The Determinism Option
You can execute masks in a deterministic or non-deterministic manner.
In DataVeil, 'deterministic' mode means that a given input value shall always be masked to the same output value. This is true regardless of when the project is executed.
For example, if "Smith" happens to be masked as "Jones" in deterministic mode, then every occurrence of "Smith" shall be masked as "Jones". This is true even if you perform separate masking runs (today, tomorrow, next year, etc.), "Smith" would always be masked as "Jones".
This is sometimes also referred to as 'consistent' masking.
The default Determinism for each mask is 'Use Project Determinism setting'.
Use Project Determinism setting
This setting means that the mask shall use the global Determinism value set under the project Settings tab.
If the Deterministic setting is chosen then a seed value value is used as a basis from which to generate masked values consistently.
There are two options for how a deterministic seed is to be used, Fixed and Automitically generated, s described below:
A fixed seed is specified by the user. Use this when you need consistent masking results from one execution of a masking project to the next.
For example, testers in the QA department may have become accustomed to seeing specific masked values for specific records in the masked database. If a fixed deterministic seed is used then each time a refreshed database is masked then the same familiar masked values shall be generated.
Another example is that there may be multiple databases that are masked at different times and it is required to mask consistently across all the masked databases. i.e. If "John" is masked to "William" in one database, then "John" must be masked to "William" in every other database too.
The fixed seed value will enable the same set of masked values to be generated for each instance of a masked on each masking run provided that the mask has the same configuration parameters and that the fixed seed value is the same.
To specify a fixed seed value, click on the button.
The seed value can consist of any printable characters. Characters are case-sensitive. Spaces are significant except that leading and trailing spaces are trimmed.
After clicking OK the displayed value in the Seed field is shown as asterisks to indicate that a value is present. The actual seed value is not displayed because seeds are considered sensitive.
Seed values are stored in the project file encrypted using the Project Key that you shall also need to specify. If you later open the project file and click on the to view or edit the seed value then you shall first be prompted for the Project Key, if it hasn't been entered already, to unlock the project file for access to sensitive fields.
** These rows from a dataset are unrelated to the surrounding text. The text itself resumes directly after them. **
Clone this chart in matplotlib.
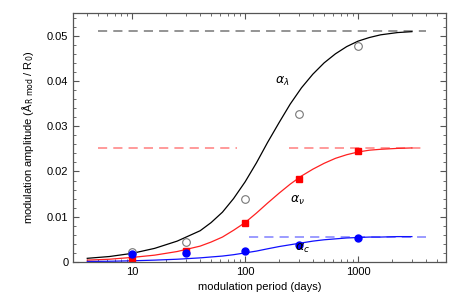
import numpy as np
import matplotlib
matplotlib.use("Agg")
import matplotlib.pyplot as plt
from matplotlib.ticker import FixedLocator, MultipleLocator, FuncFormatter

plt.rcParams['font.family'] = ['Liberation Sans', 'DejaVu Sans']

# measured points
periods = [10, 30, 100, 300, 1000]
alpha_lambda_pts = [0.0022, 0.0044, 0.0139, 0.0328, 0.0478]
alpha_nu_pts = [0.0007, 0.0025, 0.0086, 0.0183, 0.0245]
alpha_c_pts = [0.0018, 0.0020, 0.0024, 0.0038, 0.0053]

# model curves
curve_x = [4, 6.3, 10, 15.8, 25, 40, 50, 63, 79, 100, 126, 158, 200, 251, 316, 398,
           501, 631, 794, 1000, 1259, 1585, 2239, 3000]
lam_y = [0.0008, 0.0012, 0.0019, 0.0030, 0.0046, 0.0069, 0.0087, 0.0110, 0.0140, 0.0177,
         0.0219, 0.0264, 0.0308, 0.0349, 0.0385, 0.0415, 0.0440, 0.0460, 0.0476, 0.0488,
         0.0496, 0.0502, 0.0507, 0.0509]
nu_y = [0.0004, 0.0006, 0.0010, 0.0015, 0.0023, 0.0035, 0.0044, 0.0055, 0.0070, 0.0087,
        0.0108, 0.0130, 0.0152, 0.0172, 0.0190, 0.0205, 0.0218, 0.0229, 0.0237, 0.0243,
        0.0247, 0.0249, 0.0251, 0.0252]
c_y = [0.0001, 0.00015, 0.00025, 0.0004, 0.0006, 0.0009, 0.0011, 0.0013, 0.0016, 0.0020,
       0.0024, 0.0029, 0.0034, 0.0038, 0.0042, 0.0046, 0.0049, 0.0051, 0.0053, 0.0054,
       0.0055, 0.0055, 0.0056, 0.0056]

# asymptotic levels
lam_inf = 0.0511
nu_inf = 0.0252
c_inf = 0.0056

fig = plt.figure(figsize=(4.63, 2.98), dpi=100)
ax = fig.add_axes([0.158, 0.121, 0.805, 0.835])

ax.plot([5, 4000], [lam_inf, lam_inf], color='#777777', lw=1.1, dashes=(6, 4))
ax.plot([5, 85], [nu_inf, nu_inf], color='#ff7f7f', lw=1.1, dashes=(6, 4))
ax.plot([245, 4000], [nu_inf, nu_inf], color='#ff7f7f', lw=1.1, dashes=(6, 4))
ax.plot([108, 4000], [c_inf, c_inf], color='#8080ff', lw=1.1, dashes=(6, 4))

ax.plot(curve_x, lam_y, color='black', lw=0.9)
ax.plot(curve_x, nu_y, color='#ff2020', lw=0.9)
ax.plot(curve_x, c_y, color='#1010ff', lw=0.9)

ax.plot(periods, alpha_lambda_pts, 'o', mfc='none', mec='#777777', ms=5.5, mew=0.8)
ax.plot(periods, alpha_nu_pts, 's', color='#ff0000', ms=5)
ax.plot(periods, alpha_c_pts, 'o', color='#0000ff', ms=5)

ax.text(215, 0.0400, r'$\alpha_\lambda$', fontsize=9, ha='center', va='center')
ax.text(290, 0.0137, r'$\alpha_\nu$', fontsize=9, ha='center', va='center')
ax.text(325, 0.0030, r'$\alpha_c$', fontsize=9, ha='center', va='center')

ax.set_xscale('log')
ax.set_xlim(3, 6000)
ax.set_ylim(0, 0.055)
ax.xaxis.set_major_locator(FixedLocator([10, 100, 1000]))
ax.xaxis.set_major_formatter(FuncFormatter(lambda v, p: '%d' % v))
ax.yaxis.set_major_locator(MultipleLocator(0.01))
ax.yaxis.set_minor_locator(MultipleLocator(0.002))
ax.yaxis.set_major_formatter(FuncFormatter(lambda v, p: '0' if abs(v) < 1e-9 else '%g' % v))

for s in ax.spines.values():
    s.set_color('#555555')
    s.set_linewidth(0.9)
ax.tick_params(which='both', direction='in', top=True, right=True, colors='#555555',
               labelcolor='black', labelsize=8)
ax.tick_params(which='major', length=4)
ax.tick_params(which='minor', length=2)

ax.set_xlabel('modulation period (days)', fontsize=8, labelpad=4)
ax.set_ylabel(r'modulation amplitude (Å$_{\mathrm{R\ mod}}$ / R$_0$)', fontsize=8, labelpad=8)

fig.savefig('out.png', dpi=100)
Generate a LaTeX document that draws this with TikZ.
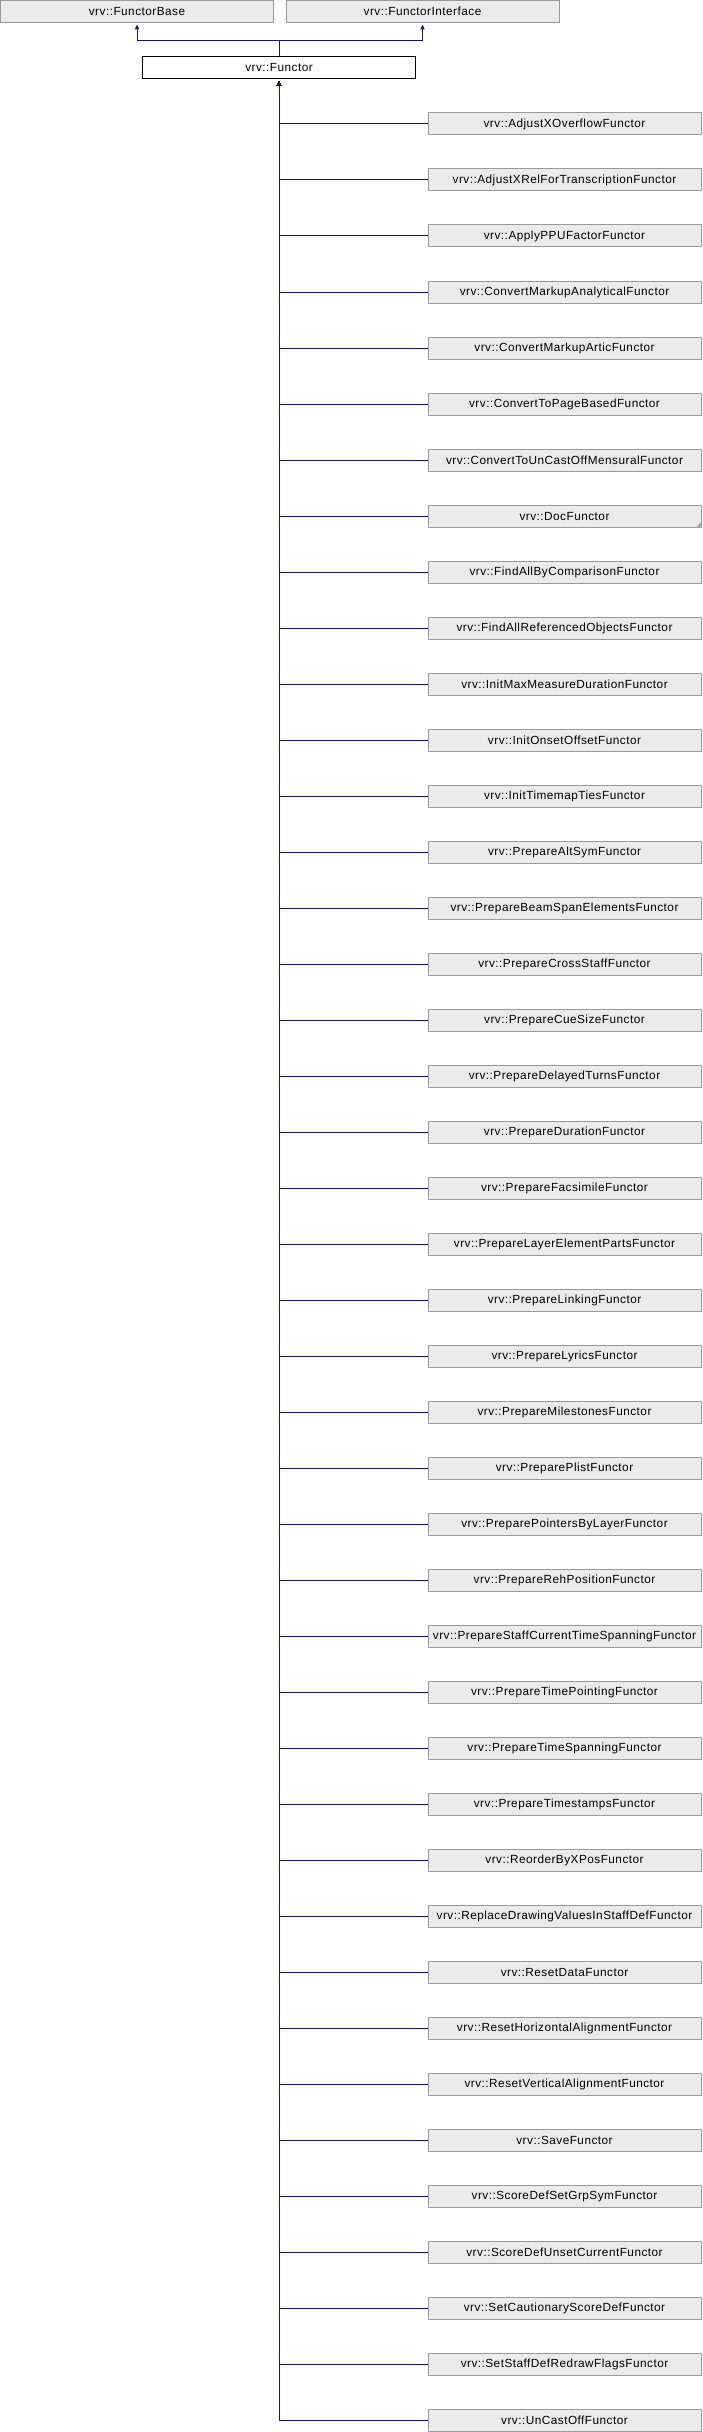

A new deterministic seed is automatically generated by DataVeil at the start of each masking run. The seed value is never revealed and will be destroyed immediately at the end of the masking run. The generated seed value is at least 64 characters consisting of upper and lower case characters, digits and special symbols.
The purpose of this setting to enable the consistent masking of values within the currently executing masking project without revealing the seed value to anyone to prevent the possibility of someone using a known seed value in an attempt to reverse the masking using techniques such as a dictionary attack. For example, an attacker could create a table with two columns where each row contains every distinct person surname. According to the US Census Bureau there are less than 200,000 distinct surnames in the USA so this is a relatively small list for data processing. If the masking seed becomes known to an attacker, they could easily create the same mask using the known seed and mask one of the columns. They would now have an index of original and masked values. Therefore, although deterministic masking can be very useful, using a fixed seed value must be kept secure. An automatic deterministic seed is therefore implicitly secure and should therefore be favored over a fixed seed. The only potential disadvantage of an automatic seed is that the set of consistent masked values shall be different each time the masking project is executed.
Ignore case of original string values for calculating determinism
If this option is selected then the same deterministic masked value shall be generated for an original value regardless of its case. E.g. If the masked value for "ABC" is "XYZ" then the masked value shall be the same for "abc", "Abc", "abC", etc.
If this option is not selected then the masked value shall vary according to the case of the original value. E.g. If the masked value for "ABC" is "XYZ" then the masked shall for "abc" could be "PAR", for "Abc" it could be "HSI", for "abC" it could be "ERA", etc.
This option may not appear for all masks. E.g. For the Redact mask neither the 'Seed' nor 'Ignore case..' fields appear because redaction does not rely on either setting.
The 'Not Deterministic' setting means that the generated masked values will be different each time the masking project is run.
Furthermore, some masks may generate different masked values for the same original value during the same masking run. E.g. The masked value for the first occurrence of "John" could be "Frank" but the second occurrence of "John" could be masked with "Tim".